Valence Engineering via Manganese‐Doping on Cobalt Nitride Nanoarrays for Efficient Electrochemically Paired Glycerol Valorization and H2 Production

Abstract Integration of more thermodynamically favorable valorization of biomass (e.g., glycerol), compared to sluggish oxygen evolution, with H 2 production is of great significance for energy‐saving electrosynthesis of value‐added chemicals. However, its widespread deployment has been challenged by costly electrocatalysts and large overpotential reaching an industrial‐relevant current density (≥400 mA cm −2 ).
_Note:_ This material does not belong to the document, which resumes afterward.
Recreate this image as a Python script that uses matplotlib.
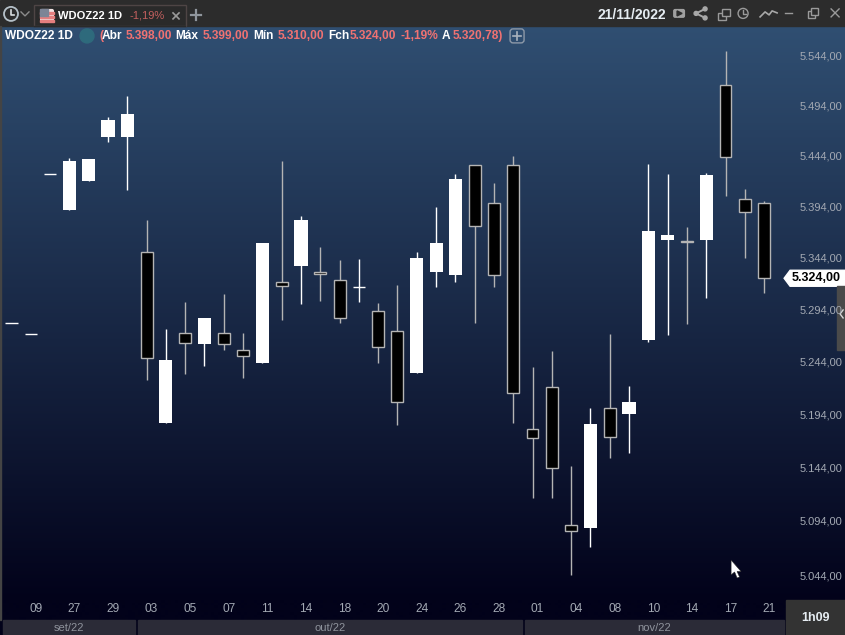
import numpy as np
import matplotlib
matplotlib.use("Agg")
import matplotlib.pyplot as plt
from matplotlib.patches import Rectangle, Polygon, Circle, FancyBboxPatch
from matplotlib.transforms import blended_transform_factory

###Data###
OPENS = [5281, 5270, 5426, 5391, 5419, 5463, 5463, 5350, 5186, 5271, 5261, 5271, 5255, 5243, 5320, 5336, 5330, 5322, 5316, 5292,
         5273, 5233, 5330, 5327, 5435, 5398, 5435, 5180, 5220, 5090, 5087, 5200, 5194, 5265, 5361, 5360, 5361, 5515, 5401, 5398]
HIGHS = [5281, 5270, 5426, 5442, 5441, 5483, 5504, 5381, 5275, 5301, 5286, 5309, 5271, 5358, 5439, 5385, 5354, 5342, 5343, 5300,
         5318, 5350, 5394, 5426, 5435, 5417, 5444, 5239, 5254, 5145, 5200, 5270, 5221, 5436, 5426, 5374, 5427, 5549, 5411, 5399]
LOWS = [5281, 5270, 5426, 5391, 5419, 5458, 5410, 5226, 5186, 5232, 5240, 5255, 5228, 5243, 5284, 5299, 5302, 5281, 5301, 5243,
        5184, 5233, 5316, 5320, 5281, 5316, 5186, 5115, 5115, 5044, 5070, 5153, 5157, 5263, 5269, 5280, 5305, 5404, 5344, 5310]
CLOSES = [5281, 5270, 5426, 5439, 5441, 5480, 5486, 5247, 5245, 5262, 5286, 5261, 5249, 5358, 5317, 5381, 5328, 5286, 5316, 5258,
          5205, 5344, 5358, 5421, 5375, 5327, 5214, 5171, 5143, 5085, 5185, 5172, 5205, 5370, 5366, 5359, 5425, 5443, 5389, 5324]
DAY_LABELS = ["09", "27", "29", "03", "05", "07", "11", "14", "18", "20",
              "24", "26", "28", "01", "04", "08", "10", "14", "17", "21"]
MONTHS = ["set/22", "out/22", "nov/22"]
PRICE_TICKS = [5544, 5494, 5444, 5394, 5344, 5294, 5244, 5194, 5144, 5094, 5044]
LAST_PRICE = 5324

###Constants###
W, H = 845, 635
TOP_BAR = 26
PX_PER_LOG = 5492.0  # log scale, measured from the price labels
SALMON = "#f07272"
GREY_TXT = "#a3a9b3"
WICK_GREY = "#b4b4b4"
FONT = "Liberation Sans"


def fmt_price(v):
    return f"{v:,.2f}".replace(",", "X").replace(".", ",").replace("X", ".")


def y_to_price(y):
    return 5544 * np.exp(-(y - 56) / PX_PER_LOG)


fig = plt.figure(figsize=((W + 0.1) / 100, (H + 0.1) / 100), dpi=100)

###Background and window furniture, drawn in pixels###
bg = fig.add_axes([0, 0, 1, 1])
bg.set_xlim(0, W)
bg.set_ylim(H, 0)
bg.axis("off")

top = np.array([48, 79, 114]) / 255
bot = np.array([2, 2, 26]) / 255
t = np.clip((np.arange(TOP_BAR, H) - TOP_BAR) / (600 - TOP_BAR), 0, 1)[:, None, None]
grad = top[None, None, :] * (1 - t) + bot[None, None, :] * t
bg.imshow(grad, extent=(0, W, H, TOP_BAR), aspect="auto", interpolation="bilinear", zorder=0)
bg.set_xlim(0, W)
bg.set_ylim(H, 0)
bg.add_patch(Rectangle((0, 0), W, TOP_BAR, color="#2c2c2c", zorder=1))
bg.add_patch(Rectangle((0, TOP_BAR), 1, 594, color="#444444", zorder=1))

# tab
bg.add_patch(Rectangle((33.5, 5.5), 152, 21, fc="#2a2a2a", ec="#4e4545", lw=1, zorder=2))
bg.plot([34, 185], [26, 26], color="#2a2a2a", lw=1, zorder=3)
# flag
bg.add_patch(FancyBboxPatch((40, 9), 14, 14, boxstyle="round,pad=0,rounding_size=2", fc="#f3e6e6", ec="none", zorder=3))
for sy in (12, 16, 20):
    bg.add_patch(Rectangle((40, sy), 14, 2, color="#e57f7f", zorder=4))
bg.add_patch(Rectangle((40, 9), 8, 7, color="#7d8596", zorder=5))
bg.text(58, 15.5, "WDOZ22 1D", color="white", fontsize=8, fontweight="bold", family=FONT, va="center", zorder=5)
bg.text(129.5, 15.5, "-1,19%", color="#c4605f", fontsize=8, family=FONT, va="center", zorder=5)
bg.plot([173, 179], [13, 19], color="#9a9a9a", lw=1.2, zorder=5)
bg.plot([173, 179], [19, 13], color="#9a9a9a", lw=1.2, zorder=5)
bg.plot([191, 201], [15.5, 15.5], color="#8f959c", lw=1.6, zorder=5)
bg.plot([196, 196], [10.5, 20.5], color="#8f959c", lw=1.6, zorder=5)
# clock
bg.add_patch(Circle((11, 14), 7, fc="none", ec="#b5c0c8", lw=1.3, zorder=5))
bg.plot([11, 11, 14], [10, 15, 15], color="#d8dde0", lw=1.2, zorder=5)
bg.plot([21, 25, 29], [12, 16, 12], color="#8b8b8b", lw=1, zorder=5)

# right hand side of the title bar
bg.text(632, 15, "21/11/2022", color="#e6edf2", fontsize=10, fontweight="bold", family=FONT, ha="center", va="center", zorder=5)
bg.add_patch(FancyBboxPatch((673, 9), 12, 9, boxstyle="round,pad=0,rounding_size=2", fc="#a0a0a0", ec="none", zorder=5))
bg.add_patch(Polygon([[677, 11], [677, 16], [682, 13.5]], color="#2c2c2c", zorder=6))
bg.plot([705, 696, 705], [9, 13.5, 18], color="#a8a8a8", lw=1.4, zorder=5)
for sx, sy in ((705, 9), (696, 13.5), (705, 18)):
    bg.add_patch(Circle((sx, sy), 2, color="#a8a8a8", zorder=5))
bg.add_patch(Rectangle((717.5, 13.5), 8, 7, fc="none", ec="#9a9a9a", lw=1, zorder=5))
bg.add_patch(Rectangle((721.5, 9.5), 8, 7, fc="#2c2c2c", ec="#9a9a9a", lw=1, zorder=5))
bg.add_patch(Circle((743, 13.5), 5, fc="none", ec="#9a9a9a", lw=1, zorder=5))
bg.plot([743, 743, 746], [10.5, 14, 14], color="#9a9a9a", lw=1, zorder=5)
bg.plot([760, 765, 769, 772, 777], [17, 12, 15, 11, 13], color="#a8a8a8", lw=1.2, zorder=5)
bg.plot([785, 792], [13.5, 13.5], color="#9a9a9a", lw=1, zorder=5)
bg.add_patch(Rectangle((807.5, 11.5), 7, 7, fc="none", ec="#9a9a9a", lw=1, zorder=5))
bg.add_patch(Rectangle((810.5, 8.5), 7, 7, fc="#2c2c2c", ec="#9a9a9a", lw=1, zorder=5))
bg.plot([831, 839], [9, 17], color="#9a9a9a", lw=1, zorder=5)
bg.plot([831, 839], [17, 9], color="#9a9a9a", lw=1, zorder=5)

# legend line over the chart
bg.text(5, 36, "WDOZ22 1D", color="white", fontsize=8.6, fontweight="bold", family=FONT, va="center", zorder=5)
bg.add_patch(Circle((87, 36), 7, color="#2e6a7c", zorder=5))
legend_parts = [(99, "(", SALMON), (102, "Abr", "white"), (125.5, "5.398,00", SALMON), (175.5, "Máx", "white"),
                (202.5, "5.399,00", SALMON), (253, "Mín", "white"), (277.5, "5.310,00", SALMON), (328, "Fch", "white"),
                (349.5, "5.324,00", SALMON), (400, "-1,19%", SALMON), (442, "A", "white"), (453, "5.320,78)", SALMON)]
for px, txt, col in legend_parts:
    bg.text(px, 36, txt, color=col, fontsize=8.6, fontweight="bold", family=FONT, va="center", zorder=5)
bg.add_patch(FancyBboxPatch((510, 29), 14, 14, boxstyle="round,pad=0,rounding_size=3", fc="none", ec="#8d99a8", lw=1, zorder=5))
bg.plot([513, 521], [36, 36], color="#a9b2bd", lw=1.2, zorder=5)
bg.plot([517, 517], [32, 40], color="#a9b2bd", lw=1.2, zorder=5)

# bottom strip
month_spans = [(3, 135), (138, 522), (525, 784)]
for (x0, x1), name in zip(month_spans, MONTHS):
    bg.add_patch(Rectangle((x0, 620), x1 - x0, 15, color="#2b2b37", zorder=2))
    bg.text((x0 + x1) / 2, 628, name, color="#8f939c", fontsize=8, family=FONT, ha="center", va="center", zorder=3)
bg.add_patch(Rectangle((786, 600), 59, 35, color="#333333", zorder=2))
bg.text(815, 618, "1h09", color="#e6edf2", fontsize=9, fontweight="bold", family=FONT, ha="center", va="center", zorder=3)

# side handle and mouse pointer
bg.add_patch(Rectangle((837, 286), 8, 64, color="#4a4a4a", zorder=2))
bg.plot([843, 840, 843], [310, 314, 318], color="#d8d8d8", lw=1, zorder=3)

###Candles###
ax = fig.add_axes([0, 0, 1, 1 - TOP_BAR / H], facecolor="none")
ax.set_yscale("log")
ax.set_ylim(y_to_price(H), y_to_price(TOP_BAR))
ax.set_xlim(-11.5 / 19.295, (W - 11.5) / 19.295)
ax.axis("off")

opens, highs, lows, closes = map(np.array, (OPENS, HIGHS, LOWS, CLOSES))
idx = np.arange(len(opens))
up = closes >= opens
black = ~up
doji = opens == closes
body_w = 12.5 / 19.295

ax.vlines(idx[up], lows[up], highs[up], color="white", lw=1, zorder=2)
ax.vlines(idx[black], lows[black], highs[black], color=WICK_GREY, lw=1, zorder=2)
ax.bar(idx[up & ~doji], (closes - opens)[up & ~doji], bottom=opens[up & ~doji], width=body_w + 0.03,
       color="white", lw=0, zorder=3)
ax.bar(idx[black], (opens - closes)[black], bottom=closes[black], width=body_w - 0.03,
       facecolor="black", edgecolor=WICK_GREY, lw=1, zorder=3)
ax.hlines(opens[doji], idx[doji] - body_w / 2, idx[doji] + body_w / 2, color="white", lw=1, zorder=3)

###Labels on the axes###
trans_y = blended_transform_factory(bg.transData, ax.transData)
for tick in PRICE_TICKS:
    ax.annotate(fmt_price(tick), (842, tick), xycoords=trans_y, xytext=(0, -0.6), textcoords="offset points",
                color=GREY_TXT, fontsize=8, family=FONT, ha="right", va="center", zorder=4)
trans_x = blended_transform_factory(ax.transData, bg.transData)
for i, lab in zip(idx[1::2], DAY_LABELS):
    ax.annotate(lab, (i, 609), xycoords=trans_x, xytext=(3.6, 0), textcoords="offset points", color=GREY_TXT,
                fontsize=8.6, family=FONT, ha="center", va="center", zorder=4)

y_last = ax.transData.transform((0, LAST_PRICE))[1]
y_px = H - y_last
bg.add_patch(Polygon([[784, y_px], [790, y_px - 8], [845, y_px - 8], [845, y_px + 8], [790, y_px + 8]],
                     color="white", zorder=1.5))
ax.text(816, LAST_PRICE, fmt_price(LAST_PRICE), color="black", fontsize=9, fontweight="bold", family=FONT,
        ha="center", va="center", transform=trans_y, zorder=6)

ax.add_patch(Polygon([[731, 560], [731, 575], [734.5, 572], [737, 578], [739.5, 577], [737, 571.5], [741, 571.5]],
                     facecolor="white", edgecolor="#222222", lw=0.4, transform=bg.transData, zorder=6))

fig.savefig("out.png", dpi=100)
Herein, carbon shell‐encapsulated manganese‐doped cobalt nitride nanoarrays immobilizing on nickel foam, denoted Mn‐CoN@C/NF, are crafted via hydrothermal method and ammoniation. As a bifunctional electrocatalyst, the Mn‐CoN@C/NF manifests extraordinary activity for glycerol oxidation reaction (GOR) with an ultralow potential of 1.37 V (versus RHE) at 400 mA cm −2 , in conjunction with H 2 evolution reaction (HER) with a low overpotential of 31 mV at 10 mA cm −2 . A record high Faradaic efficiency (97.7%) for formate production of GOR is delivered at 1.35 V (vs RHE). Impressively, a two‐electrode electrolyzer capitalizing on the Mn‐CoN@C/NF as catalysts reaches 800 mA cm −2 at 1.83 V, delivering an electricity‐saving efficiency of 15.0% compared to pure water splitting. DFT calculations substantiate that Mn species within Mn‐CoN not only optimize hydrogen adsorption kinetics for HER, but also elevate Co 3+ active sites’ density for GOR. This work offers an energy‐saving and efficient electrosynthesis avenue for coproduction of valuable chemicals.